Puede discutirse, en teoría, si esas oscuridades son o no efecto directo de sostener a rajatabla la paridad uno a uno. Pero no puede haber dudas sobre el hecho de que solamente una creencia engañosa podía aceptar la realidad de semejante equivalencia monetaria.

Por supuesto, la moneda y sobre todo el papel moneda, ha sido una de las invenciones más ingeniosas de la historia. Utilizando a los números para representar valores, todo podía ser matemáticamente simbolizado. Ese imaginario monetarista afirma que los números y los cálculos que con ellos se construyen, representan fehacientemente todas las ideas y las cosas, los sentimientos y los deseos. De ahí deriva la designación de las personas como meros «recursos» para una gestión económica eficiente y exitosa de cualquier emprendimiento público y privado. Por ese camino se llegó a una formulación que convierte a la condición humana en un descartable instrumento financiero: los hombres son «recursos», la justicia, la educación y la salud se valoran por su rentabilidad estadística y su expresión monetaria mensurable.

El dinero, un prolijo instrumento del intercambio comercial que reemplazó al truque de mercancías, engendró en buena parte a la ciencia económica. Hoy nadie sensato puede pretender el retorno a una economía de trueque. Pero dio origen a una falacia: pensar que el corazón absoluto de la economía se encuentra en la teoría monetaria, una combinación seudo cabalística entre las matemáticas y la filosofía utilitarista, que considera bueno todo lo que es útil.

Ahora bien: el problema del utilitarismo ha sido desde siempre la definición de la utilidad, que fatalmente ha concluido determinando que lo útil es lo que asegura la felicidad de los que ya la gozan. Sin entrar a considerar ahora esa intrincada idea filosófica, debe admitirse que la teoría monetaria domina el pensamiento de los economistas, así como condiciona a los políticos prácticos. Toda la ciencia económica de hoy se basa en el cálculo del dinero circulante, de su emisión y su valor de cambio, de su cantidad y su disponibilidad y distribución. Se trata de una impecable construcción fetichista, una virtual bancarización ideológica. ¿Cuál es su secreto? Como en todo pensamiento mágico, se sustenta en el uso de la fe como criterio de verdad. En otros términos, esa forma de considerar las cosas postula que las verdades son tales en la medida que se crea que lo son, aunque esa fe posea pocos fundamentos en la experiencia y la razón.

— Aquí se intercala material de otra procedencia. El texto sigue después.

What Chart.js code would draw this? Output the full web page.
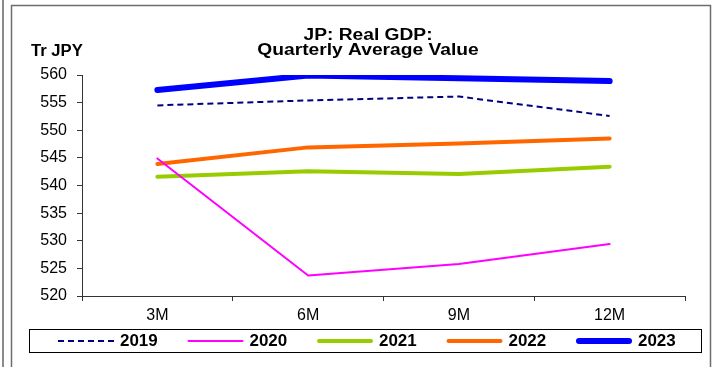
<!DOCTYPE html>
<html>
<head>
<meta charset="utf-8">
<script src="https://cdn.jsdelivr.net/npm/chart.js@4/dist/chart.umd.min.js"></script>
<style>
  body { margin: 0; background: #fff; }
  canvas { display: block; }
</style>
</head>
<body>
<canvas id="gdp" width="712" height="367"></canvas>
<script>
// --- DATA ---
const periods = ['3M', '6M', '9M', '12M'];
const years = ['2019', '2020', '2021', '2022', '2023'];
const gdp2019 = [554.5, 555.4, 556.1, 552.6];
const gdp2020 = [544.9, 523.7, 525.8, 529.4];
const gdp2021 = [541.6, 542.6, 542.1, 543.4];
const gdp2022 = [543.9, 546.9, 547.6, 548.5];
const gdp2023 = [557.3, 559.9, 559.4, 558.9];
const yTicks = [520, 525, 530, 535, 540, 545, 550, 555, 560];

const titleLines = ['JP: Real GDP:', 'Quarterly Average Value'];
const unitLabel = 'Tr JPY';

// --- SERIES STYLE ---
const seriesValues = [gdp2019, gdp2020, gdp2021, gdp2022, gdp2023];
const seriesColors = ['#000080', '#ff00ff', '#99cc00', '#ff6600', '#0000ff'];
const seriesWidths = [2, 2, 4, 4, 6];

const datasets = years.map((y, i) => ({
    label: y,
    data: seriesValues[i],
    borderColor: seriesColors[i],
    backgroundColor: seriesColors[i],
    borderWidth: seriesWidths[i],
    borderDash: i === 0 ? [6, 4] : [],
    borderCapStyle: i === 0 ? 'butt' : 'round',
    borderJoinStyle: 'round',
    pointRadius: 0,
    tension: 0,
    fill: false
}));

// frame, title, unit label and the boxed legend
const decorations = {
    id: 'decorations',
    beforeDraw(chart) {
        const ctx = chart.ctx;
        ctx.save();
        ctx.fillStyle = '#fff';
        ctx.fillRect(0, 0, chart.width, chart.height);
        ctx.strokeStyle = '#8a8a8a';
        ctx.lineWidth = 2;
        ctx.beginPath();
        ctx.moveTo(3, 0); ctx.lineTo(3, chart.height);
        ctx.stroke();
        ctx.strokeStyle = '#6e6e6e';
        ctx.lineWidth = 1.5;
        ctx.beginPath();
        ctx.moveTo(11.5, chart.height); ctx.lineTo(11.5, 5.5);
        ctx.lineTo(710.5, 5.5); ctx.lineTo(710.5, chart.height);
        ctx.stroke();
        ctx.restore();
    },
    afterDraw(chart) {
        const ctx = chart.ctx;
        ctx.save();
        ctx.fillStyle = '#000';
        ctx.textAlign = 'center';
        ctx.textBaseline = 'alphabetic';
        ctx.font = 'bold 16px "Liberation Sans", Arial, sans-serif';
        titleLines.forEach((t, i) => {
            ctx.save();
            ctx.translate(368, 39.5 + i * 15.5);
            ctx.scale(1.2, 1.02);
            ctx.fillText(t, 0, 0);
            ctx.restore();
        });
        ctx.textAlign = 'left';
        ctx.save();
        ctx.translate(31, 56);
        ctx.scale(1.04, 1);
        ctx.fillText(unitLabel, 0, 0);
        ctx.restore();

        // legend box
        ctx.strokeStyle = '#000';
        ctx.lineWidth = 1;
        ctx.strokeRect(29.5, 329.5, 672, 23);
        const cy = 341;
        chart.data.datasets.forEach((ds, i) => {
            const x0 = 58 + i * 129.5;
            ctx.save();
            ctx.strokeStyle = ds.borderColor;
            ctx.lineWidth = ds.borderWidth;
            ctx.lineCap = ds.borderCapStyle;
            ctx.setLineDash(ds.borderDash);
            const pad = ds.borderCapStyle === 'round' ? ds.borderWidth / 2 : 0;
            ctx.beginPath();
            ctx.moveTo(x0 + pad, cy);
            ctx.lineTo(x0 + 56 - pad, cy);
            ctx.stroke();
            ctx.restore();
            ctx.fillStyle = '#000';
            ctx.textBaseline = 'middle';
            ctx.font = 'bold 16px "Liberation Sans", Arial, sans-serif';
            ctx.save();
            ctx.translate(x0 + 62, cy + 1);
            ctx.scale(1.06, 1);
            ctx.fillText(ds.label, 0, 0);
            ctx.restore();
        });
        ctx.restore();
    }
};

const tickFont = { family: '"Liberation Sans", Arial, sans-serif', size: 16 };

new Chart(document.getElementById('gdp'), {
    type: 'line',
    data: { labels: periods, datasets: datasets },
    options: {
        responsive: false,
        devicePixelRatio: 1,
        animation: false,
        layout: { padding: { left: 30, top: 75, right: 27, bottom: 0 } },
        plugins: {
            legend: { display: false },
            title: { display: false },
            tooltip: { enabled: false }
        },
        scales: {
            x: {
                offset: true,
                grid: { offset: true, drawOnChartArea: false, tickLength: 5, color: '#333' },
                border: { color: '#333', width: 1 },
                ticks: { font: tickFont, color: '#000', padding: 5 },
                afterFit: s => { s.height = 71; }
            },
            y: {
                min: yTicks[0],
                max: yTicks[yTicks.length - 1],
                afterBuildTicks: s => { s.ticks = yTicks.map(v => ({ value: v })); },
                grid: { drawOnChartArea: false, tickLength: 5, color: '#333' },
                border: { color: '#333', width: 1 },
                ticks: { font: tickFont, color: '#000', padding: 10 },
                afterFit: s => { s.width = 52; }
            }
        }
    },
    plugins: [decorations]
});
</script>
</body>
</html>
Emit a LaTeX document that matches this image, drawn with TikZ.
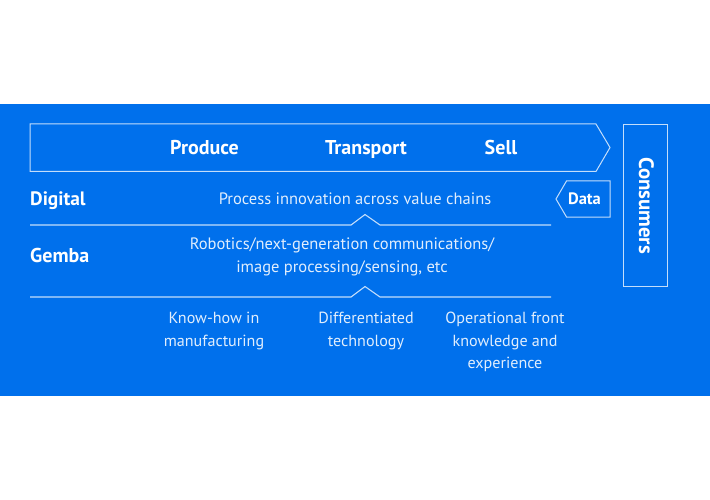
\documentclass[tikz,border=0pt]{standalone}
\usepackage{fontspec}
\setmainfont{PT Sans}
\definecolor{bandblue}{HTML}{0070EC}
\definecolor{linew}{HTML}{C4DEFB}
\tikzset{
  outl/.style={draw=linew,line width=1pt,line join=miter},
  rule/.style={draw=linew,line width=1.1pt},
  head/.style={text=white,font=\fontsize{20}{24}\selectfont\bfseries,inner sep=0pt,anchor=base},
  body/.style={text=linew!50!white,font=\fontsize{16.5}{22.5}\selectfont,inner sep=0pt,align=center},
  lowbody/.style={body,font=\fontsize{16.1}{22.5}\selectfont}
}
\begin{document}
\begin{tikzpicture}[x=1pt,y=-1pt]
\useasboundingbox (0,0) rectangle (710,500);
\fill[bandblue] (0,104) rectangle (710,396);
\coordinate (a1) at (30,124);
\coordinate (a2) at (596,124);
\coordinate (a3) at (610,147.5);
\coordinate (a4) at (596,171.5);
\coordinate (a5) at (30,171.5);
\draw[outl] (a1) -- (a2) -- (a3) -- (a4) -- (a5) -- cycle;
\coordinate (d1) at (610,181);
\coordinate (d2) at (566.5,181);
\coordinate (d3) at (556,199);
\coordinate (d4) at (566.5,217);
\coordinate (d5) at (610,217);
\draw[outl] (d1) -- (d2) -- (d3) -- (d4) -- (d5) -- cycle;
\node[outl,minimum width=44pt,minimum height=162pt,inner sep=0pt,anchor=north west] (cons) at (623,124) {};
\node[head,rotate=-90,font=\fontsize{20.8}{24}\selectfont\bfseries] (conslabel) at (639,205.5) {Consumers};
\node[head] (produce) at (204.5,155) {Produce};
\node[head] (transport) at (366,155) {Transport};
\node[head] (sell) at (501,155) {Sell};
\node[head,anchor=base west,font=\fontsize{19.4}{24}\selectfont\bfseries] (digital) at (30,206) {Digital};
\node[head,anchor=base west] (gemba) at (30,262) {Gemba};
\node[head,font=\fontsize{16.5}{20}\selectfont\bfseries] (data) at (584.5,204.5) {Data};
\node[body] (process) at (355,198.5) {Process innovation across value chains};
\node[body] (robotics) at (342,257) {Robotics/next-generation communications/\\image processing/sensing, etc};
\node[lowbody] (knowhow) at (214,331) {Know-how in\\manufacturing};
\node[lowbody] (diff) at (366,331) {Differentiated\\technology};
\node[lowbody] (front) at (505,342) {Operational front\\knowledge and\\experience};
\coordinate (r1a) at (30,225);
\coordinate (r1b) at (351,225);
\coordinate (r1c) at (365,214.5);
\coordinate (r1d) at (380,225);
\coordinate (r1e) at (551,225);
\draw[rule] (r1a) -- (r1b) -- (r1c) -- (r1d) -- (r1e);
\coordinate (r2a) at (30,297);
\coordinate (r2b) at (351,297);
\coordinate (r2c) at (365,286.5);
\coordinate (r2d) at (380,297);
\coordinate (r2e) at (551,297);
\draw[rule] (r2a) -- (r2b) -- (r2c) -- (r2d) -- (r2e);
\end{tikzpicture}
\end{document}
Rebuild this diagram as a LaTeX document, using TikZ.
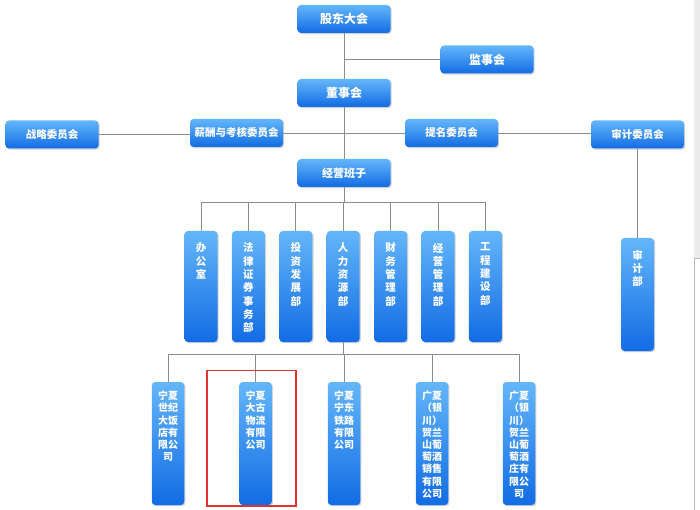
\documentclass[tikz,border=0pt]{standalone}
\usepackage{fontspec}
\setmainfont{Noto Sans CJK SC}
\usetikzlibrary{shadows}
\definecolor{btop}{RGB}{100,182,250}
\definecolor{bbot}{RGB}{18,108,228}
\definecolor{lin}{RGB}{140,140,140}
\definecolor{redb}{RGB}{222,52,52}
\definecolor{sbar}{RGB}{236,236,236}
\begin{document}
\begin{tikzpicture}[x=1pt,y=-1pt,
  box/.style={draw=none, rounded corners=3.5pt, top color=btop, bottom color=bbot,
    drop shadow={shadow xshift=1.2pt,shadow yshift=-1.2pt,opacity=0.35},
    inner sep=0pt, text=white},
  hbox/.style={box, minimum width=93pt, minimum height=28pt},
  big/.style={font=\fontsize{12}{14}\selectfont\bfseries},
  mid/.style={font=\fontsize{11}{13}\selectfont\bfseries},
  small/.style={font=\fontsize{10.5}{12}\selectfont\bfseries},
  vbox/.style={box, minimum width=33pt},
  vtxt/.style={anchor=north, text=white, align=center, inner sep=0pt,
    font=\fontsize{10.5}{13.3}\selectfont\bfseries},
  stxt/.style={anchor=north, text=white, align=center, inner sep=0pt,
    font=\fontsize{10}{12.2}\selectfont\bfseries},
  conn/.style={draw=lin, line width=0.9pt}]
\useasboundingbox (0,0) rectangle (700,510);
\fill[white] (0,0) rectangle (700,510);
% scrollbar
\fill[sbar] (694,0) rectangle (700,258);
\draw[lin!60, line width=0.6pt] (694.3,258) -- (694.3,510);
\draw[lin!60, line width=0.6pt] (694.3,258) -- (700,258);

% top level
\node[hbox, big] (gd) at (344,19) {股东大会};
\node[hbox, big] (js) at (487,59.5) {监事会};
\node[hbox, big] (ds) at (344,93) {董事会};
\node[hbox, small] (zl) at (52,134.5) {战略委员会};
\node[hbox, small] (xc) at (236.5,133) {薪酬与考核委员会};
\node[hbox, small] (tm) at (451.5,133) {提名委员会};
\node[hbox, small] (sj) at (637.5,134.5) {审计委员会};
\node[hbox, mid] (jy) at (344,173) {经营班子};

% departments
\foreach \n/\x/\t in {d1/201/办\\公\\室, d2/248.4/法\\律\\证\\券\\事\\务\\部, d3/295.8/投\\资\\发\\展\\部,
  d4/343.2/人\\力\\资\\源\\部, d5/390.6/财\\务\\管\\理\\部, d6/438/经\\营\\管\\理\\部, d7/485.4/工\\程\\建\\设\\部}{
  \node[vbox, minimum height=111pt] (\n) at (\x,286.5) {};
  \node[vtxt] (\n t) at ([yshift=-12pt]\n.north) {\t};
}
\node[vbox, minimum height=113pt] (sjb) at (637.5,294.5) {};
\node[vtxt] (sjbt) at ([yshift=-12pt]sjb.north) {审\\计\\部};

% subsidiaries
\foreach \n/\x/\t in {s1/168/宁夏\\世纪\\大饭\\店有\\限公\\司, s2/255.5/宁夏\\大古\\物流\\有限\\公司,
  s3/344/宁夏\\宁东\\铁路\\有限\\公司, s4/432/广夏\\（银\\川）\\贺兰\\山葡\\萄酒\\销售\\有限\\公司,
  s5/519/广夏\\（银\\川）\\贺兰\\山葡\\萄酒\\庄有\\限公\\司}{
  \node[vbox, minimum width=32.5pt, minimum height=123pt] (\n) at (\x,443.5) {};
  \node[stxt] (\n t) at ([yshift=-9pt]\n.north) {\t};
}

% connectors
\draw[conn] (gd.south) -- (ds.north);
\draw[conn] (gd.south |- js.west) -- (js.west);
\draw[conn] (ds.south) -- (jy.north);
\draw[conn] (zl.east) -- (zl.east -| xc.west);
\draw[conn] (xc.east) -- (xc.east -| tm.west);
\draw[conn] (tm.east) -- (tm.east -| sj.west);
\draw[conn] (sj.south) -- (sjb.north);
\coordinate (h1) at (344,202);
\draw[conn] (jy.south) -- (h1);
\draw[conn] (d1.north |- h1) -- (d7.north |- h1);
\foreach \n in {d1,d2,d3,d4,d5,d6,d7}{\draw[conn] (\n.north |- h1) -- (\n.north);}
\coordinate (h2) at (343.2,354);
\draw[conn] (d4.south) -- (h2);
\draw[conn] (s1.north |- h2) -- (s5.north |- h2);
\foreach \n in {s1,s2,s3,s4,s5}{\draw[conn] (\n.north |- h2) -- (\n.north);}

% highlight
\draw[redb, line width=1.4pt] (207,370.5) rectangle (296,506);
\end{tikzpicture}
\end{document}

Como se sabe, el dinero y la actividad bancaria se sustentan en la buena (y eventualmente en la mala) fe.

En una cultura cuyos parámetros se reducen al símbolo dinerario, cuando este ícono revela su entidad puramente metafórica, se produce la histeria obsesiva que hoy afecta a muchos buenos argentinos. Desde que se desató la crisis bancaria, toda su acción y su pasión, su diálogo consigo mismo y con los demás, traducido en la «participación» contestataria mediante el golpeteo de los enseres de cocina, (un remedo del populista bombo) tiene su génesis fundamental en la consideración fetichista de los huidizos billetes verdes que el Estado nacional no puede emitir y ya no puede pedir prestados.

Se ha instalado un extremismo ideológico fetichista del dinero. Y los otros factores de una sociedad democrática, las libertades y las igualdades, la dignidad de trabajar, de educarse y de curarse, en fin la conciencia cívica y solidaria, tienden a parecer secundarias o desaparecen. Restablecer el protagonismo de estos valores, ahora al menos transitoriamente archivados en la otrora pujanza cívica de la clase media, es tarea irreemplazable de superlativa prioridad política.